Furiosa : Une saga Mad Max — George Miller

Résumé :
« Dans un monde en déclin, la jeune Furiosa est arrachée à la Terre Verte et capturée par une horde de motards dirigée par le redoutable Dementus. Alors qu’elle tente de survivre à la Désolation, à Immortan Joe et de retrouver le chemin de chez elle, Furiosa n’a qu’une seule obsession : la vengeance. »

Fiche technique :
Réalisateurs : George Miller
Scénaristes : George Miller, Nick Lathouris
Acteurs principaux : Anya Taylor-Joy, Chris Hemsworth, Tom Burke, Lachy Hulme

furio

Comme prévu, après avoir revu puis chroniqué « Fury Road », voici ma chronique de « Furiosa », film portant sur un personnage que George Miller a su, via « Fury Road », imposer de manière quasi mythique en un seul film. Avec « Furiosa », le réalisateur-scénariste nous livre l’origine story du personnage. Univers « Mad Max » oblige, et via ce qu’on a déjà glané dans « Fury Road », on sait que ce sera tout sauf une histoire heureuse.

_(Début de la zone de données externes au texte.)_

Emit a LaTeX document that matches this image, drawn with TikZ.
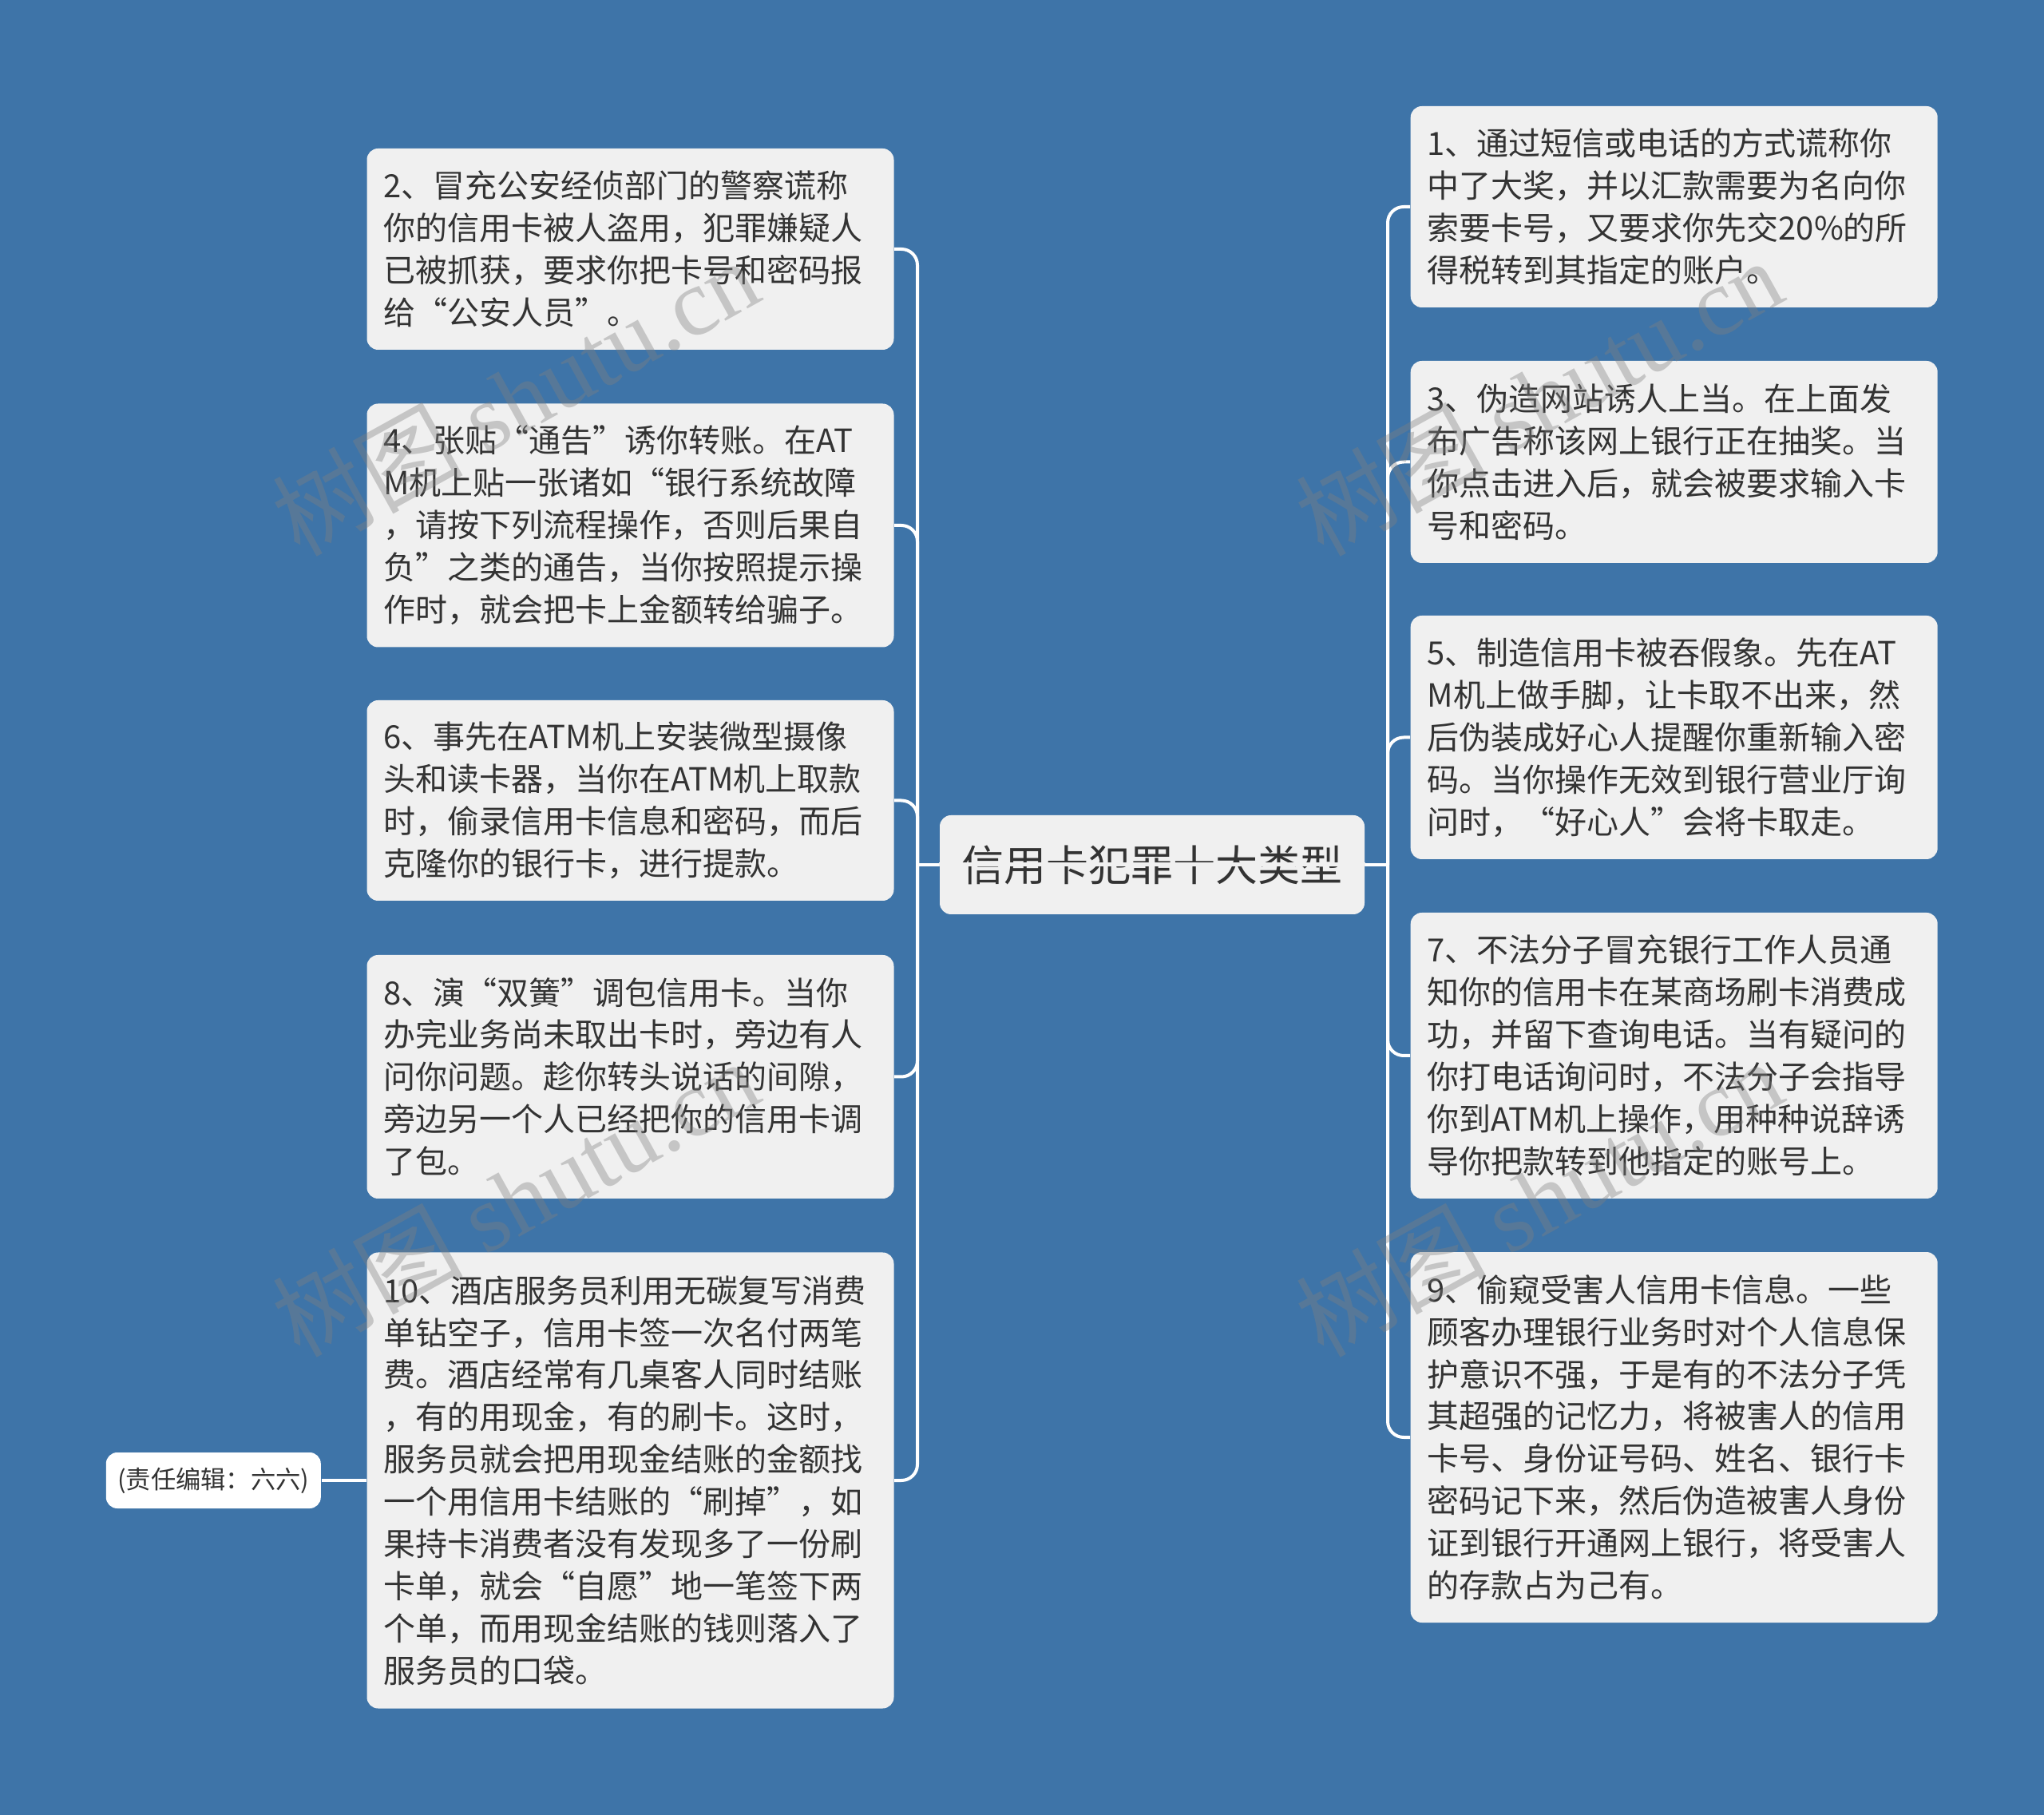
\documentclass[tikz,border=0pt]{standalone}
\usepackage{fontspec}
\setmainfont{Noto Sans CJK SC}
\newfontfamily\markfont{Liberation Serif}
\definecolor{pagebg}{HTML}{3E74A8}
\definecolor{cardbg}{HTML}{F0F0F0}
\definecolor{inkc}{HTML}{333333}
\tikzset{
    card/.style={fill=cardbg, text=inkc, rounded corners=0.14cm, minimum width=6.6cm, text width=6.18cm, inner xsep=0.21cm, inner ysep=0pt, align=left, font=\fontsize{11.38pt}{15.05pt}\selectfont},
    link/.style={draw=white, line width=0.04cm, rounded corners=0.2cm},
    stamp/.style={text=gray, opacity=0.38, rotate=29, font=\fontsize{34pt}{34pt}\selectfont}
}
\begin{document}
\begin{tikzpicture}[x=1cm,y=1cm]
    \fill[pagebg] (0,0) rectangle (25.6,-22.73);

    \coordinate (lhub) at (11.49,-10.83);
    \coordinate (rhub) at (17.38,-10.83);

    \node[card, minimum height=1.24cm, minimum width=5.32cm, text width=4.9cm, align=center, font=\fontsize{15.1pt}{18pt}\selectfont] (core) at (14.43,-10.83) {信用卡犯罪十大类型};
    \draw[draw=cardbg, line width=0.05cm] (core.west) -- (core.east);

    \node[card, minimum height=2.52cm] (l2) at (7.895,-3.12) {2、冒充公安经侦部门的警察谎称\\你的信用卡被人盗用，犯罪嫌疑人\\已被抓获，要求你把卡号和密码报\\给“公安人员”。};
    \node[card, minimum height=3.05cm] (l4) at (7.895,-6.58) {4、张贴“通告”诱你转账。在AT\\M机上贴一张诸如“银行系统故障\\，请按下列流程操作，否则后果自\\负”之类的通告，当你按照提示操\\作时，就会把卡上金额转给骗子。};
    \node[card, minimum height=2.51cm] (l6) at (7.895,-10.025) {6、事先在ATM机上安装微型摄像\\头和读卡器，当你在ATM机上取款\\时，偷录信用卡信息和密码，而后\\克隆你的银行卡，进行提款。};
    \node[card, minimum height=3.05cm] (l8) at (7.895,-13.485) {8、演“双簧”调包信用卡。当你\\办完业务尚未取出卡时，旁边有人\\问你问题。趁你转头说话的间隙，\\旁边另一个人已经把你的信用卡调\\了包。};
    \node[card, minimum height=5.71cm] (l10) at (7.895,-18.54) {10、酒店服务员利用无碳复写消费\\单钻空子，信用卡签一次名付两笔\\费。酒店经常有几桌客人同时结账\\，有的用现金，有的刷卡。这时，\\服务员就会把用现金结账的金额找\\一个用信用卡结账的“刷掉”，如\\果持卡消费者没有发现多了一份刷\\卡单，就会“自愿”地一笔签下两\\个单，而用现金结账的钱则落入了\\服务员的口袋。};

    \node[card, minimum height=2.52cm] (r1) at (20.967,-2.59) {1、通过短信或电话的方式谎称你\\中了大奖，并以汇款需要为名向你\\索要卡号，又要求你先交20\%的所\\得税转到其指定的账户。};
    \node[card, minimum height=2.53cm] (r3) at (20.967,-5.785) {3、伪造网站诱人上当。在上面发\\布广告称该网上银行正在抽奖。当\\你点击进入后，就会被要求输入卡\\号和密码。};
    \node[card, minimum height=3.05cm] (r5) at (20.967,-9.235) {5、制造信用卡被吞假象。先在AT\\M机上做手脚，让卡取不出来，然\\后伪装成好心人提醒你重新输入密\\码。当你操作无效到银行营业厅询\\问时，“好心人”会将卡取走。};
    \node[card, minimum height=3.58cm] (r7) at (20.967,-13.22) {7、不法分子冒充银行工作人员通\\知你的信用卡在某商场刷卡消费成\\功，并留下查询电话。当有疑问的\\你打电话询问时，不法分子会指导\\你到ATM机上操作，用种种说辞诱\\导你把款转到他指定的账号上。};
    \node[card, minimum height=4.64cm] (r9) at (20.967,-18.0) {9、偷窥受害人信用卡信息。一些\\顾客办理银行业务时对个人信息保\\护意识不强，于是有的不法分子凭\\其超强的记忆力，将被害人的信用\\卡号、身份证号码、姓名、银行卡\\密码记下来，然后伪造被害人身份\\证到银行开通网上银行，将受害人\\的存款占为己有。};

    \node[card, fill=white, minimum height=0.70cm, minimum width=2.69cm, text width=2.6cm, inner xsep=0pt, align=center, font=\fontsize{8.9pt}{11pt}\selectfont] (note) at (2.673,-18.54) {(责任编辑：六六)};

    \draw[link] (lhub) -- (core.west);
    \draw[link] (rhub) -- (core.east);
    \draw[link] (lhub) |- (l2.east);
    \draw[link] (lhub) |- (l4.east);
    \draw[link] (lhub) |- (l6.east);
    \draw[link] (lhub) |- (l8.east);
    \draw[link] (lhub) |- (l10.east);
    \draw[link] (rhub) |- (r1.west);
    \draw[link] (rhub) |- (r3.west);
    \draw[link] (rhub) |- (r5.west);
    \draw[link] (rhub) |- (r7.west);
    \draw[link] (rhub) |- (r9.west);
    \draw[link] (note) -- (l10);

    \node[stamp] (mark1) at (6.45,-4.97) {树图 {\markfont shutu.cn}};
    \node[stamp] (mark2) at (19.27,-4.97) {树图 {\markfont shutu.cn}};
    \node[stamp] (mark3) at (6.45,-15.0) {树图 {\markfont shutu.cn}};
    \node[stamp] (mark4) at (19.27,-15.0) {树图 {\markfont shutu.cn}};
\end{tikzpicture}
\end{document}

L’histoire est découpée en chapitre, annoncé en texte blanc sur fond noir. Sobre, mais ce qui nous aura valu la sortie la plus lunaire d’un youtubeur-ciné pour qui ceci est « la preuve que Miller ne sait pas comment raconter une histoire… » La toute jeune Furiosa fait partie d’une petite communauté qui vit discrètement dans la Terre Verte, endroit qui fait office de jardin d’Eden dans un monde de Désolation. Tentant de donner l’alerte, Furiosa est enlevé par des bikers qui veulent la rapporter avec eux comme preuve de l’existence d’une « terre d’abondance ». Sa mère, Mary Jabassa (Charlee Fraser), se lance dans une poursuite implacable à travers le désert pour récupérer sa fille. Cela la mène au campement du seigneur de guerre Dementus (Chris Hemsworth) et à la mort. Dementus « adopte » alors Furiosa et compte se lancer dans la conquête de la Désolation. C’est ainsi qu’il croise la route d’Immortan Joe et ses warboys fanatiques et va connaitre une pitoyable déconvenue initiale. Dementus va toutefois parvenir, à force d’audace et de sauvagerie, à s’imposer dans le triangle Citadelle-Moulin-Pétroville. Dans l’affaire, il va néanmoins perdre Furiosa au profit d’Immortan. Nous assistons alors en parallèle à l’ascension de Furiosa, notamment aux côtés de Praetorian Jack (Tom Burke) et de la chute, façon grandeur et décadence, de Dementus. L’ascension de Furiosa ne sert initialement qu’un objectif, regagner la Terre Verte. Mais ce souhait va entrer en collision avec l’ambition toujours trop grande de Dementus et mettre Furiosa sur la voie de la vengeance.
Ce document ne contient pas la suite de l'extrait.